## Task goal
Retype every line from the start of the data down to and including the line with "const tMin = ts(xMin), tMax = ts(xMax);". Skip the pictures.

* BEGIN *

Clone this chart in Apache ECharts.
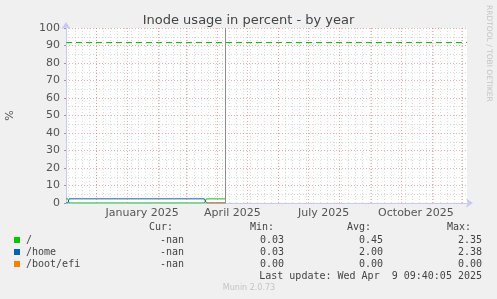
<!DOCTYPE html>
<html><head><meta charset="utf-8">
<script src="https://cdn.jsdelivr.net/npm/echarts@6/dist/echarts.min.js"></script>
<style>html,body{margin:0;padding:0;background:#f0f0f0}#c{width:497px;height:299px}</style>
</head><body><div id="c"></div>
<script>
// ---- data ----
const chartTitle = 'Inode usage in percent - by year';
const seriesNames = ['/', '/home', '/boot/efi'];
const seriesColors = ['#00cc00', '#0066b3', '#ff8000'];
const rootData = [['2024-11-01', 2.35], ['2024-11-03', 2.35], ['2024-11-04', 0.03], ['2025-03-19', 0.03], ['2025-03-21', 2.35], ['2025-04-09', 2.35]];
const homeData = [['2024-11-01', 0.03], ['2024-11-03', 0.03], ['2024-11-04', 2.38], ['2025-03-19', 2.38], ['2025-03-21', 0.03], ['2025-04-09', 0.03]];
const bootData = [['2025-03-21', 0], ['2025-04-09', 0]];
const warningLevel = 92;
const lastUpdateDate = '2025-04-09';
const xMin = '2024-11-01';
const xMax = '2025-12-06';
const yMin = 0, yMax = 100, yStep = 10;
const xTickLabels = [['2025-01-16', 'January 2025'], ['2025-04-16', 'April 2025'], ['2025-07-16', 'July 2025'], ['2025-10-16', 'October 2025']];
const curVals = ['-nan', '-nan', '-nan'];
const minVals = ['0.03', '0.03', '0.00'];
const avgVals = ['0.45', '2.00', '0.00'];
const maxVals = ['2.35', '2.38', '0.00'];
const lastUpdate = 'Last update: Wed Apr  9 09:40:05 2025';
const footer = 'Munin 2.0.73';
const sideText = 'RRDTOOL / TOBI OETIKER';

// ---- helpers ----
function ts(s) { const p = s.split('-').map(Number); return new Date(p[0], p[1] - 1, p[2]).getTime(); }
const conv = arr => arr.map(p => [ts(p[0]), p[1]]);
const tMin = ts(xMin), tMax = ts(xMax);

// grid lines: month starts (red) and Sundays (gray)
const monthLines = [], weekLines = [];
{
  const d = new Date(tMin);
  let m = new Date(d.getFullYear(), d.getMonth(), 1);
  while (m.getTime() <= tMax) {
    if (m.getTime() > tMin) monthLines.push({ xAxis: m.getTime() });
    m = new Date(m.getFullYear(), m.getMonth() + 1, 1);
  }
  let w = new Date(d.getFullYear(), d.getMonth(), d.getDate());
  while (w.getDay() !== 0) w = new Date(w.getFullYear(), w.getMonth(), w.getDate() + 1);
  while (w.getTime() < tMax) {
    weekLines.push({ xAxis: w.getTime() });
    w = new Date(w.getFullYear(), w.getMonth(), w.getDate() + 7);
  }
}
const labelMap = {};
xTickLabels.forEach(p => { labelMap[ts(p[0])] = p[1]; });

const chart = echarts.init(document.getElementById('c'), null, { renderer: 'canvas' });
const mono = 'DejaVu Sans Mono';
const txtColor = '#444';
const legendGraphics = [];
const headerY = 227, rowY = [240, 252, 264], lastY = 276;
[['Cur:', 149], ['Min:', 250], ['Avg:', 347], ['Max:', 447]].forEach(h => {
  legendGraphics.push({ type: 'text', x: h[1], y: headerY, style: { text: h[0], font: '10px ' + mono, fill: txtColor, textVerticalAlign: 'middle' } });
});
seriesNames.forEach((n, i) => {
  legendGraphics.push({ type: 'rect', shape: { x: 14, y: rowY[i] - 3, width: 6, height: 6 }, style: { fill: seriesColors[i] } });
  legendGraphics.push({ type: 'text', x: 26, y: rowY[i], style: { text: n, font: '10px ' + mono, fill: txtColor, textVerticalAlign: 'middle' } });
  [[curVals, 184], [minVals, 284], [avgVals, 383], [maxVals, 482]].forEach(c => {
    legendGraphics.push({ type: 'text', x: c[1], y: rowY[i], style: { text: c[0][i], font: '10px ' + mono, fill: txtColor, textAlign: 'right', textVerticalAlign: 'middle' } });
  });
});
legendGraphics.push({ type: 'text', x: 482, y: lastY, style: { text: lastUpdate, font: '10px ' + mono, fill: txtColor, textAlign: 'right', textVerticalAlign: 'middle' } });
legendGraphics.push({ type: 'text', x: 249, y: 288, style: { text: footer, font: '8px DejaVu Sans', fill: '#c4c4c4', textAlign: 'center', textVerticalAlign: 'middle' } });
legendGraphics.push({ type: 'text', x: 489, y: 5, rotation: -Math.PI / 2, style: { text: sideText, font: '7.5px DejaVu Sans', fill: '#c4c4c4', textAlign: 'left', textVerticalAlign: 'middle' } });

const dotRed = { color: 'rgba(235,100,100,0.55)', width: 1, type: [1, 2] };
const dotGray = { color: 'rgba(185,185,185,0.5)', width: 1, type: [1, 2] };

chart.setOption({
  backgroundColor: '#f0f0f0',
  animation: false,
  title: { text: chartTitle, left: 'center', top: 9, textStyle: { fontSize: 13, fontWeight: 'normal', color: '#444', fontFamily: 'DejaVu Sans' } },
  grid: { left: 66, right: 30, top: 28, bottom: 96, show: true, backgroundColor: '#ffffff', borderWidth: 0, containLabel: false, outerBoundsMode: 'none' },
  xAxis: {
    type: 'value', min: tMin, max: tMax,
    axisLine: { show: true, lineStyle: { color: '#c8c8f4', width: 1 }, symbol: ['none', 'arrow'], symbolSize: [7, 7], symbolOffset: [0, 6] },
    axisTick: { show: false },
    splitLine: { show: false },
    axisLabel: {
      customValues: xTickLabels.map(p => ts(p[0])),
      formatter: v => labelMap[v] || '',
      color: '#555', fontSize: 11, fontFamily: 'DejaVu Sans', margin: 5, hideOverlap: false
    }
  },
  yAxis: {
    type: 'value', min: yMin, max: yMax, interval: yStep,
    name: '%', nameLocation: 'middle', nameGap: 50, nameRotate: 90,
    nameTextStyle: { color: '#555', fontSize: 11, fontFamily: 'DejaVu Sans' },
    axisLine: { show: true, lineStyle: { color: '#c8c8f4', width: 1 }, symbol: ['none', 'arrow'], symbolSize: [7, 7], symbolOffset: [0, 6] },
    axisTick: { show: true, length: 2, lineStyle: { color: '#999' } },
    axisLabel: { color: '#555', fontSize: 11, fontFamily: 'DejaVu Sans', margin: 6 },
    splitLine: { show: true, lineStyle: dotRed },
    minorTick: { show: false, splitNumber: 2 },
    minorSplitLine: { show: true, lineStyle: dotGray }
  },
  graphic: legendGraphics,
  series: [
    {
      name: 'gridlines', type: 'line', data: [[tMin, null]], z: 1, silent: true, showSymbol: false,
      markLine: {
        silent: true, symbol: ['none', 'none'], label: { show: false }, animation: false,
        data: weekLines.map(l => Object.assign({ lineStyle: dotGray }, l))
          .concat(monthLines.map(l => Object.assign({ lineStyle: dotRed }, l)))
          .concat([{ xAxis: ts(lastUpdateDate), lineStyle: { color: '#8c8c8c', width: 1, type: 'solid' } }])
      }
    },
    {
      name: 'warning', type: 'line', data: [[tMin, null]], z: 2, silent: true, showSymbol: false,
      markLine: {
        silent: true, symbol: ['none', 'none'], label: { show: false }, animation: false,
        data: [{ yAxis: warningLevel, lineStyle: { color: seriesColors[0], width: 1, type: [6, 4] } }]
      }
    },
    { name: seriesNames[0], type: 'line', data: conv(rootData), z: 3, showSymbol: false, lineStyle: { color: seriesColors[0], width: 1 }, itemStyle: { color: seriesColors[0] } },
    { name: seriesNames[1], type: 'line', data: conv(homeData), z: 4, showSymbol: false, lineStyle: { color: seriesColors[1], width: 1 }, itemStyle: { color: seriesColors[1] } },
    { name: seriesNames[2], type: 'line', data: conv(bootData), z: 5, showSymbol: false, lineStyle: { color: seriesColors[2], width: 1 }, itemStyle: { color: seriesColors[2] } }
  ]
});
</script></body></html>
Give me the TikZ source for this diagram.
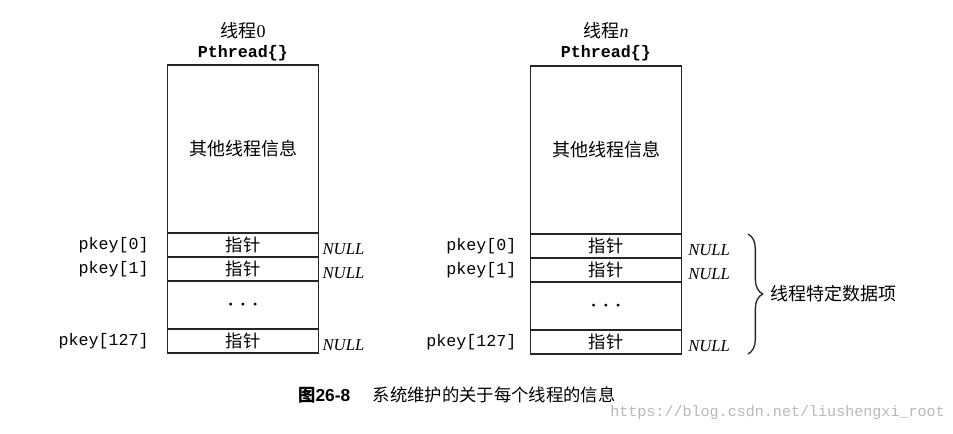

* END *

## Exercise answer
Clone this chart in Apache ECharts.
<!DOCTYPE html>
<html><head><meta charset="utf-8">
<script src="https://cdn.jsdelivr.net/npm/echarts@6/dist/echarts.min.js"></script>
<style>html,body{margin:0;padding:0;background:#f0f0f0}#c{width:497px;height:299px}</style>
</head><body><div id="c"></div>
<script>
// ---- data ----
const chartTitle = 'Inode usage in percent - by year';
const seriesNames = ['/', '/home', '/boot/efi'];
const seriesColors = ['#00cc00', '#0066b3', '#ff8000'];
const rootData = [['2024-11-01', 2.35], ['2024-11-03', 2.35], ['2024-11-04', 0.03], ['2025-03-19', 0.03], ['2025-03-21', 2.35], ['2025-04-09', 2.35]];
const homeData = [['2024-11-01', 0.03], ['2024-11-03', 0.03], ['2024-11-04', 2.38], ['2025-03-19', 2.38], ['2025-03-21', 0.03], ['2025-04-09', 0.03]];
const bootData = [['2025-03-21', 0], ['2025-04-09', 0]];
const warningLevel = 92;
const lastUpdateDate = '2025-04-09';
const xMin = '2024-11-01';
const xMax = '2025-12-06';
const yMin = 0, yMax = 100, yStep = 10;
const xTickLabels = [['2025-01-16', 'January 2025'], ['2025-04-16', 'April 2025'], ['2025-07-16', 'July 2025'], ['2025-10-16', 'October 2025']];
const curVals = ['-nan', '-nan', '-nan'];
const minVals = ['0.03', '0.03', '0.00'];
const avgVals = ['0.45', '2.00', '0.00'];
const maxVals = ['2.35', '2.38', '0.00'];
const lastUpdate = 'Last update: Wed Apr  9 09:40:05 2025';
const footer = 'Munin 2.0.73';
const sideText = 'RRDTOOL / TOBI OETIKER';

// ---- helpers ----
function ts(s) { const p = s.split('-').map(Number); return new Date(p[0], p[1] - 1, p[2]).getTime(); }
const conv = arr => arr.map(p => [ts(p[0]), p[1]]);
const tMin = ts(xMin), tMax = ts(xMax);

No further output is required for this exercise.